## begin The input

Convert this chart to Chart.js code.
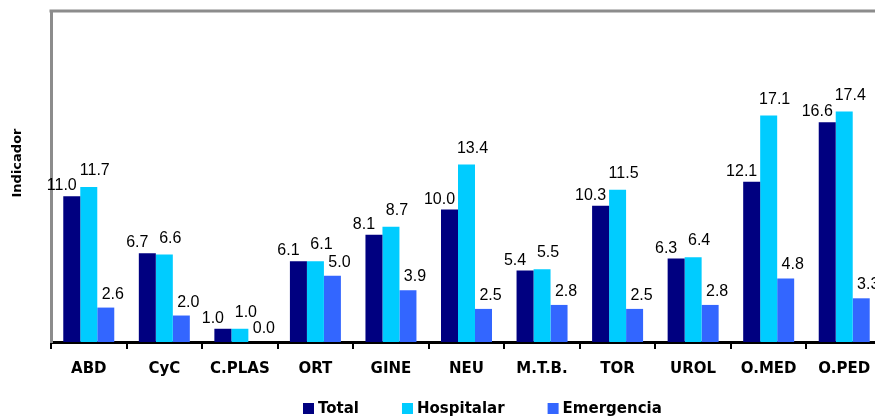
<!DOCTYPE html>
<html>
<head>
<meta charset="utf-8">
<script src="https://cdn.jsdelivr.net/npm/chart.js@4/dist/chart.umd.min.js"></script>
<style>
  html, body { margin: 0; padding: 0; background: #fff; overflow: hidden; }
  #wrap { width: 875px; height: 419px; overflow: hidden; }
</style>
</head>
<body>
<div id="wrap"><canvas id="chart1" width="884" height="419"></canvas></div>
<script>
const categories = ["ABD", "CyC", "C.PLAS", "ORT", "GINE", "NEU", "M.T.B.", "TOR", "UROL", "O.MED", "O.PED"];
const totalValues = [11.0, 6.7, 1.0, 6.1, 8.1, 10.0, 5.4, 10.3, 6.3, 12.1, 16.6];
const hospitalarValues = [11.7, 6.6, 1.0, 6.1, 8.7, 13.4, 5.5, 11.5, 6.4, 17.1, 17.4];
const emergenciaValues = [2.6, 2.0, 0.0, 5.0, 3.9, 2.5, 2.8, 2.5, 2.8, 4.8, 3.3];
const seriesNames = ["Total", "Hospitalar", "Emergencia"];
const seriesColors = ["#000080", "#00CCFF", "#3366FF"];
const yTitle = "Indicador";

// label nudges per series (Excel placed them a bit off-centre)
const labelDx = [-10, 6, 7];
const labelGap = [6, 12, 9];

const boldFont = "bold 15px 'DejaVu Sans', Verdana, sans-serif";

const extras = {
  id: "extras",
  beforeDraw(chart) {
    const { ctx, chartArea } = chart;
    ctx.save();
    // plot area top border
    ctx.strokeStyle = "#8c8c8c";
    ctx.lineWidth = 3;
    ctx.beginPath();
    ctx.moveTo(chartArea.left - 1.5, chartArea.top);
    ctx.lineTo(chartArea.right, chartArea.top);
    ctx.stroke();
    ctx.restore();
  },
  afterDatasetsDraw(chart) {
    const ctx = chart.ctx;
    ctx.save();
    ctx.fillStyle = "#000";
    ctx.font = "16px 'Liberation Sans', Arial, sans-serif";
    ctx.textAlign = "center";
    ctx.textBaseline = "alphabetic";
    chart.data.datasets.forEach((ds, i) => {
      const meta = chart.getDatasetMeta(i);
      meta.data.forEach((bar, j) => {
        ctx.fillText(ds.data[j].toFixed(1), bar.x + labelDx[i], bar.y - labelGap[i]);
      });
    });
    ctx.restore();
  },
  afterDraw(chart) {
    const ctx = chart.ctx;
    ctx.save();
    // y title
    ctx.font = "bold 13px 'DejaVu Sans', Verdana, sans-serif";
    ctx.fillStyle = "#000";
    ctx.textAlign = "center";
    ctx.textBaseline = "middle";
    ctx.translate(18, 163);
    ctx.rotate(-Math.PI / 2);
    ctx.fillText(yTitle, 0, 0);
    ctx.restore();

    // legend
    ctx.save();
    ctx.font = boldFont;
    ctx.textBaseline = "middle";
    ctx.textAlign = "left";
    let x = 303;
    const y = 409;
    seriesNames.forEach((name, i) => {
      ctx.fillStyle = seriesColors[i];
      ctx.fillRect(x, y - 6, 11, 11);
      ctx.fillStyle = "#000";
      ctx.fillText(name, x + 15, y);
      x += 15 + ctx.measureText(name).width + 43;
    });
    ctx.restore();
  }
};

const ctx1 = document.getElementById("chart1").getContext("2d");
new Chart(ctx1, {
  type: "bar",
  data: {
    labels: categories,
    datasets: [
      { label: seriesNames[0], data: totalValues, backgroundColor: seriesColors[0] },
      { label: seriesNames[1], data: hospitalarValues, backgroundColor: seriesColors[1] },
      { label: seriesNames[2], data: emergenciaValues, backgroundColor: seriesColors[2] }
    ]
  },
  options: {
    responsive: false,
    animation: false,
    events: [],
    layout: { padding: { left: 43, right: 2, top: 11, bottom: 30 } },
    datasets: { bar: { categoryPercentage: 0.675, barPercentage: 1.0 } },
    plugins: {
      legend: { display: false },
      tooltip: { enabled: false },
      title: { display: false }
    },
    scales: {
      x: {
        grid: {
          display: true,
          offset: true,
          drawOnChartArea: false,
          drawTicks: true,
          tickLength: 7,
          color: "#000",
          lineWidth: 2
        },
        border: { display: true, color: "#000", width: 3 },
        ticks: {
          color: "#000",
          font: { family: "'DejaVu Sans', Verdana, sans-serif", size: 15, weight: "bold" },
          padding: 11,
          maxRotation: 0,
          autoSkip: false
        }
      },
      y: {
        min: 0,
        max: 25,
        grid: { display: false },
        border: { display: true, color: "#8c8c8c", width: 3 },
        ticks: { display: false }
      }
    }
  },
  plugins: [extras]
});
</script>
</body>
</html>
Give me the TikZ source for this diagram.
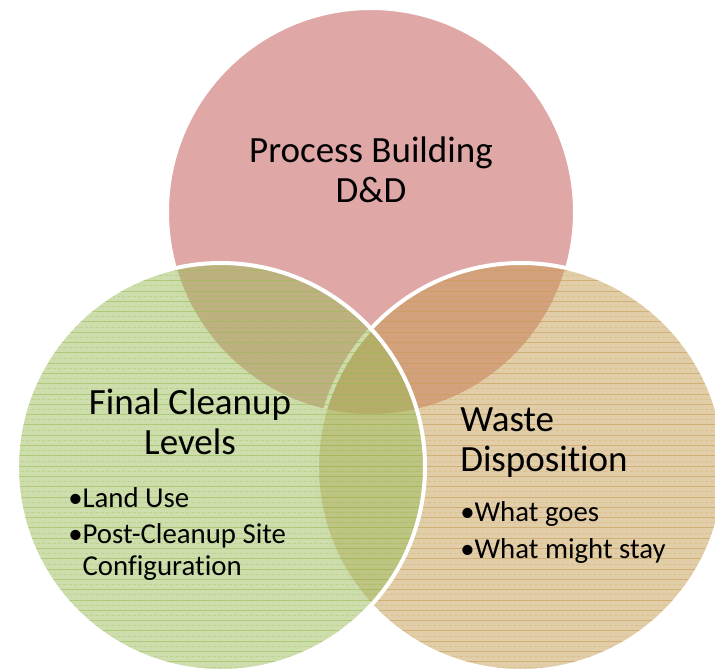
\documentclass[tikz,border=0pt]{standalone}
\usepackage{fontspec}
\setmainfont{Carlito}[Ligatures={NoCommon}]
\definecolor{pbdred}{RGB}{192,80,77}
\definecolor{fclgreen}{RGB}{155,187,89}
\definecolor{wdtan}{RGB}{198,156,84}
\begin{document}
\begin{tikzpicture}[x=0.75pt,y=-0.75pt,
  vennfill/.style={fill=#1,fill opacity=0.5},
  vennrim/.style={draw=white,line width=3pt},
  hatch/.style={draw=#1,draw opacity=0.6,line width=0.6pt},
  hatchfaint/.style={draw=#1,draw opacity=0.3,line width=0.5pt,dash pattern=on 2.5pt off 1.5pt},
  title/.style={font=\fontsize{27.75}{30}\selectfont,inner sep=0pt},
  items/.style={font=\fontsize{21.6}{24}\selectfont,inner sep=0pt,align=left}]
\useasboundingbox (0,0) rectangle (715,672);
\clip (0,0) rectangle (715,672);
\coordinate (pbd) at (371,212);
\coordinate (wd) at (521,467);
\coordinate (fcl) at (221,467);
% process building circle
\fill[vennfill=pbdred] (pbd) circle (204);
\draw[vennrim] (pbd) circle (204);
% waste disposition circle
\fill[vennfill=wdtan] (wd) circle (204);
\begin{scope}
  \clip (wd) circle (204);
  \foreach \y in {260,270.3,...,680} {
    \draw[hatch=wdtan] (310,\y) -- (730,\y);
    \draw[hatchfaint=wdtan] (310,\y+5.15) -- (730,\y+5.15);
  }
\end{scope}
\draw[vennrim] (wd) circle (204);
% final cleanup circle
\fill[vennfill=fclgreen] (fcl) circle (204);
\begin{scope}
  \clip (fcl) circle (204);
  \foreach \y in {260,270.3,...,680} {
    \draw[hatch=fclgreen] (10,\y) -- (430,\y);
    \draw[hatchfaint=fclgreen] (10,\y+5.15) -- (430,\y+5.15);
  }
\end{scope}
\draw[vennrim] (fcl) circle (204);
% labels
\node[title,align=center] (pbdtext) at (371,170) {Process Building\\D\&D};
\node[title,align=center] (fcltext) at (190,422) {Final Cleanup\\Levels};
\node[title,align=left,anchor=west] (wdtext) at (460,443) {Waste\\Disposition};
\node[items,anchor=west] (fclitems) at (68,534) {•Land Use\\[3pt]•Post-Cleanup Site\\\hphantom{•}Configuration};
\node[items,anchor=west] (wditems) at (460,532) {•What goes\\[3.75pt]•What might stay};
\end{tikzpicture}
\end{document}
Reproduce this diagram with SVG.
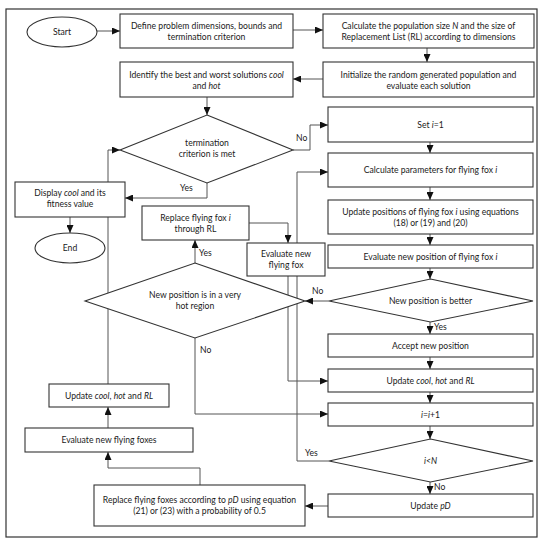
<svg xmlns="http://www.w3.org/2000/svg" width="550" height="545" viewBox="0 0 550 545">
<defs>
<marker id="ah" markerWidth="8" markerHeight="7" refX="8" refY="3.5" orient="auto" markerUnits="userSpaceOnUse">
<path d="M0,0 L8,3.5 L0,7 Z" fill="#111"/>
</marker>
<style>
.b{fill:#fff;stroke:#333;stroke-width:1.1}
.c{fill:none;stroke:#555;stroke-width:1}
.t{font-family:Lato,"Liberation Sans",sans-serif;font-size:8.6px;fill:#1a1a1a;text-anchor:middle}
.l{font-family:Lato,"Liberation Sans",sans-serif;font-size:8.6px;fill:#1a1a1a}
.i{font-style:italic}
</style>
</defs>
<rect x="0" y="0" width="550" height="545" fill="#fff"/>
<rect x="6" y="9" width="531" height="528" fill="none" stroke="#333" stroke-width="1.2"/>

<g id="connectors">
<path class="c" d="M97,31 H120" marker-end="url(#ah)"/>
<path class="c" d="M293,30 H323" marker-end="url(#ah)"/>
<path class="c" d="M427,48 V62" marker-end="url(#ah)"/>
<path class="c" d="M323,79 H293" marker-end="url(#ah)"/>
<path class="c" d="M207,97 V115" marker-end="url(#ah)"/>
<path class="c" d="M293,150 H310 V125 H328" marker-end="url(#ah)"/>
<path class="c" d="M207,183 V198 H125" marker-end="url(#ah)"/>
<path class="c" d="M70,217 V233" marker-end="url(#ah)"/>
<path class="c" d="M430,142 V153" marker-end="url(#ah)"/>
<path class="c" d="M430,187 V200" marker-end="url(#ah)"/>
<path class="c" d="M430,234 V245" marker-end="url(#ah)"/>
<path class="c" d="M430,268 V279" marker-end="url(#ah)"/>
<path class="c" d="M329,301 H305" marker-end="url(#ah)"/>
<path class="c" d="M430,322 V334" marker-end="url(#ah)"/>
<path class="c" d="M430,357 V369" marker-end="url(#ah)"/>
<path class="c" d="M430,392 V403" marker-end="url(#ah)"/>
<path class="c" d="M430,426 V439" marker-end="url(#ah)"/>
<path class="c" d="M430,482 V494" marker-end="url(#ah)"/>
<path class="c" d="M329,461 H297 V172 H328" marker-end="url(#ah)"/>
<path class="c" d="M328,506 H305" marker-end="url(#ah)"/>
<path class="c" d="M200,485 V468 H108 V452" marker-end="url(#ah)"/>
<path class="c" d="M108,428 V407" marker-end="url(#ah)"/>
<path class="c" d="M108,384 V150 H120" marker-end="url(#ah)"/>
<path class="c" d="M195,263 V240" marker-end="url(#ah)"/>
<path class="c" d="M249,223 H288 V243" marker-end="url(#ah)"/>
<path class="c" d="M288,276 V381 H328" marker-end="url(#ah)"/>
<path class="c" d="M195,338 V414 H328" marker-end="url(#ah)"/>
<text class="l" x="296" y="141">No</text>
<text class="l" x="180" y="191">Yes</text>
<text class="l" x="199" y="256">Yes</text>
<text class="l" x="312" y="294">No</text>
<text class="l" x="434" y="330">Yes</text>
<text class="l" x="200" y="353">No</text>
<text class="l" x="305" y="456">Yes</text>
<text class="l" x="434" y="490">No</text>
</g>

<g id="start"><ellipse class="b" cx="62" cy="32" rx="35" ry="15"/><text class="t" x="62" y="35">Start</text></g>
<g id="define"><rect class="b" x="120" y="14" width="173" height="34"/><text class="t" x="206.5" y="29">Define problem dimensions, bounds and</text><text class="t" x="206.5" y="40">termination criterion</text></g>
<g id="calcpop"><rect class="b" x="323" y="14" width="211" height="34"/><text class="t" x="428.5" y="29">Calculate the population size <tspan class="i">N</tspan> and the size of</text><text class="t" x="428.5" y="40">Replacement List (RL) according to dimensions</text></g>
<g id="init"><rect class="b" x="323" y="62" width="211" height="35"/><text class="t" x="428.5" y="77.5">Initialize the random generated population and</text><text class="t" x="428.5" y="88.5">evaluate each solution</text></g>
<g id="identify"><rect class="b" x="120" y="62" width="173" height="35"/><text class="t" x="206.5" y="77.5">Identify the best and worst solutions <tspan class="i">cool</tspan></text><text class="t" x="206.5" y="88.5">and <tspan class="i">hot</tspan></text></g>
<g id="term"><polygon class="b" points="207,115 293,150 207,183 120,150"/><text class="t" x="207" y="146">termination</text><text class="t" x="207" y="157">criterion is met</text></g>
<g id="display"><rect class="b" x="15" y="182" width="110" height="35"/><text class="t" x="70" y="196">Display <tspan class="i">cool</tspan> and its</text><text class="t" x="70" y="207">fitness value</text></g>
<g id="end"><ellipse class="b" cx="70" cy="248" rx="35" ry="15"/><text class="t" x="70" y="251">End</text></g>
<g id="set"><rect class="b" x="328" y="107" width="205" height="35"/><text class="t" x="430.5" y="127.5">Set <tspan class="i">i</tspan>=1</text></g>
<g id="calcparam"><rect class="b" x="328" y="153" width="205" height="34"/><text class="t" x="430.5" y="173">Calculate parameters for flying fox <tspan class="i">i</tspan></text></g>
<g id="updatepos"><rect class="b" x="328" y="200" width="205" height="34"/><text class="t" x="430.5" y="215">Update positions of flying fox <tspan class="i">i</tspan> using equations</text><text class="t" x="430.5" y="226">(18) or (19) and (20)</text></g>
<g id="evalpos"><rect class="b" x="328" y="245" width="205" height="23"/><text class="t" x="430.5" y="259.5">Evaluate new position of flying fox <tspan class="i">i</tspan></text></g>
<g id="better"><polygon class="b" points="430.5,279 533,301 430.5,322 329,301"/><text class="t" x="430.5" y="304">New position is better</text></g>
<g id="replacefox"><rect class="b" x="142" y="206" width="107" height="34"/><text class="t" x="195.5" y="221">Replace flying fox <tspan class="i">i</tspan></text><text class="t" x="195.5" y="232">through RL</text></g>
<g id="evalfox"><rect class="b" x="247" y="243" width="78" height="33"/><text class="t" x="286" y="257">Evaluate new</text><text class="t" x="286" y="268">flying fox</text></g>
<g id="hotregion"><polygon class="b" points="195,263 305,301 195,338 85,301"/><text class="t" x="195" y="298">New position is in a very</text><text class="t" x="195" y="309">hot region</text></g>
<g id="accept"><rect class="b" x="328" y="334" width="205" height="23"/><text class="t" x="430.5" y="348.5">Accept new position</text></g>
<g id="updatecool"><rect class="b" x="328" y="369" width="205" height="23"/><text class="t" x="430.5" y="383.5">Update <tspan class="i">cool</tspan>, <tspan class="i">hot</tspan> and <tspan class="i">RL</tspan></text></g>
<g id="incr"><rect class="b" x="328" y="403" width="205" height="23"/><text class="t" x="430.5" y="417.5"><tspan class="i">i</tspan>=<tspan class="i">i</tspan>+1</text></g>
<g id="iltn"><polygon class="b" points="430.5,439 533,461 430.5,482 329,461"/><text class="t i" x="430.5" y="464">i&lt;N</text></g>
<g id="updatepd"><rect class="b" x="328" y="494" width="205" height="23"/><text class="t" x="430.5" y="508.5">Update <tspan class="i">pD</tspan></text></g>
<g id="replacefoxes"><rect class="b" x="94" y="485" width="211" height="41"/><text class="t" x="199.5" y="503">Replace flying foxes according to <tspan class="i">pD</tspan> using equation</text><text class="t" x="199.5" y="514">(21) or (23) with a probability of 0.5</text></g>
<g id="evalfoxes"><rect class="b" x="25" y="428" width="168" height="24"/><text class="t" x="109" y="443">Evaluate new flying foxes</text></g>
<g id="updatecool2"><rect class="b" x="49" y="384" width="120" height="23"/><text class="t" x="109" y="398.5">Update <tspan class="i">cool</tspan>, <tspan class="i">hot</tspan> and <tspan class="i">RL</tspan></text></g>
</svg>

## end The input

Aim of the exercise: List each line holding the string "with".

Final result:
Reproduce this diagram with SVG.
<g id="replacefoxes"><rect class="b" x="94" y="485" width="211" height="41"/><text class="t" x="199.5" y="503">Replace flying foxes according to <tspan class="i">pD</tspan> using equation</text><text class="t" x="199.5" y="514">(21) or (23) with a probability of 0.5</text></g>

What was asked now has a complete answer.